SHORT PROBLEM
Pictures stay out of this copy, which runs from the first line of the material through the line containing "(g2top) -- (g2bot);".
— start of MATERIAL PROVIDED —
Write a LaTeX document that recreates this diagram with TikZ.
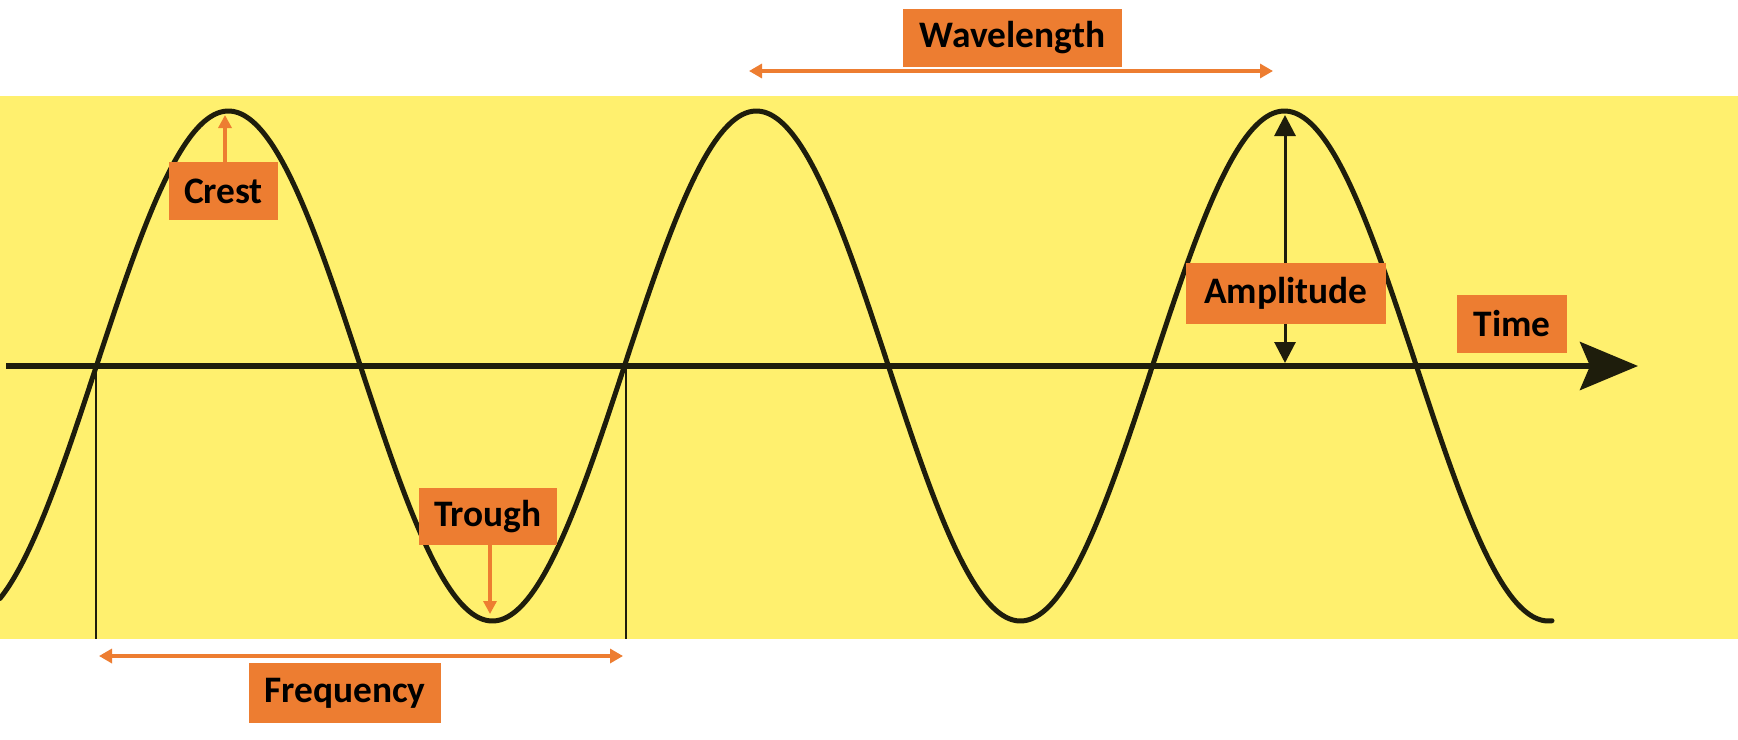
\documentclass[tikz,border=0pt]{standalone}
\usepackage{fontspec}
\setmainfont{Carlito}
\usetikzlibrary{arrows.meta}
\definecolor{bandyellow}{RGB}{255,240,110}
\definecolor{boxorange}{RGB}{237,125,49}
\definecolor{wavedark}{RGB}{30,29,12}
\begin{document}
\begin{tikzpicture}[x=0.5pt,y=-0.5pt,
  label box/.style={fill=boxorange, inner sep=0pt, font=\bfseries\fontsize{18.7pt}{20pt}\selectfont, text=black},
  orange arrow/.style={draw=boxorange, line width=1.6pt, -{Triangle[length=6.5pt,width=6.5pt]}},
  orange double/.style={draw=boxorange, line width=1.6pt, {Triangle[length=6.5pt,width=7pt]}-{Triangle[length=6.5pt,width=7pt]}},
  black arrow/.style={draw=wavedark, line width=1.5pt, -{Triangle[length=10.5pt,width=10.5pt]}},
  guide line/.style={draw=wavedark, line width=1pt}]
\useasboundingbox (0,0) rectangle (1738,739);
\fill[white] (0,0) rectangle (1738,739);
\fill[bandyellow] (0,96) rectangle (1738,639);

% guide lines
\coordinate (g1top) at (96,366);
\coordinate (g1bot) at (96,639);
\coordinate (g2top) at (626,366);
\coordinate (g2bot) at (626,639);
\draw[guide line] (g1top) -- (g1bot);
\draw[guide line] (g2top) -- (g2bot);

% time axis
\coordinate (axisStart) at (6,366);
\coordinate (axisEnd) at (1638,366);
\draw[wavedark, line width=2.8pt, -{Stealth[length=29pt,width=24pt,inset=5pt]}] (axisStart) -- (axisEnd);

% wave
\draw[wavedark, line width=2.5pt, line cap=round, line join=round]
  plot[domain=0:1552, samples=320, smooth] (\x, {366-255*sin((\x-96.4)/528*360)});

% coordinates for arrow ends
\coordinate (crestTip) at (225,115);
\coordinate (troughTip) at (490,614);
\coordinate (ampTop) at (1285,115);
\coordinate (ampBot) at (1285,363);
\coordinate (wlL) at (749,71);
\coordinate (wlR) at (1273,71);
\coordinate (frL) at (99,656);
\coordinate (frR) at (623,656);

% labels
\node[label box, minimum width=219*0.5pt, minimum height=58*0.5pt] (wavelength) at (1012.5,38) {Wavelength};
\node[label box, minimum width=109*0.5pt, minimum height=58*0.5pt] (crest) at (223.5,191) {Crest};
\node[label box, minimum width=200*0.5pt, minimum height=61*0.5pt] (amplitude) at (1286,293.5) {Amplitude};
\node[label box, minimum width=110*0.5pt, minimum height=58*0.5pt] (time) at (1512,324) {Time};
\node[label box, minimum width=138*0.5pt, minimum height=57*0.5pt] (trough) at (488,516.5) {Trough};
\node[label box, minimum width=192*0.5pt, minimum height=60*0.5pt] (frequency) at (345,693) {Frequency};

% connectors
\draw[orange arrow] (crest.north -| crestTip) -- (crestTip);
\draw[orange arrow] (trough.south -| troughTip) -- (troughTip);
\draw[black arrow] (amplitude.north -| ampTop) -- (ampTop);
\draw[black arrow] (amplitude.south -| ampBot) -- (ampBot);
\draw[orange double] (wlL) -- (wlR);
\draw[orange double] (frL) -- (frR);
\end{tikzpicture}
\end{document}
— end of MATERIAL PROVIDED —
OUTPUT FOR THIS TASK
Write a LaTeX document that recreates this diagram with TikZ.
\documentclass[tikz,border=0pt]{standalone}
\usepackage{fontspec}
\setmainfont{Carlito}
\usetikzlibrary{arrows.meta}
\definecolor{bandyellow}{RGB}{255,240,110}
\definecolor{boxorange}{RGB}{237,125,49}
\definecolor{wavedark}{RGB}{30,29,12}
\begin{document}
\begin{tikzpicture}[x=0.5pt,y=-0.5pt,
  label box/.style={fill=boxorange, inner sep=0pt, font=\bfseries\fontsize{18.7pt}{20pt}\selectfont, text=black},
  orange arrow/.style={draw=boxorange, line width=1.6pt, -{Triangle[length=6.5pt,width=6.5pt]}},
  orange double/.style={draw=boxorange, line width=1.6pt, {Triangle[length=6.5pt,width=7pt]}-{Triangle[length=6.5pt,width=7pt]}},
  black arrow/.style={draw=wavedark, line width=1.5pt, -{Triangle[length=10.5pt,width=10.5pt]}},
  guide line/.style={draw=wavedark, line width=1pt}]
\useasboundingbox (0,0) rectangle (1738,739);
\fill[white] (0,0) rectangle (1738,739);
\fill[bandyellow] (0,96) rectangle (1738,639);

% guide lines
\coordinate (g1top) at (96,366);
\coordinate (g1bot) at (96,639);
\coordinate (g2top) at (626,366);
\coordinate (g2bot) at (626,639);
\draw[guide line] (g1top) -- (g1bot);
\draw[guide line] (g2top) -- (g2bot);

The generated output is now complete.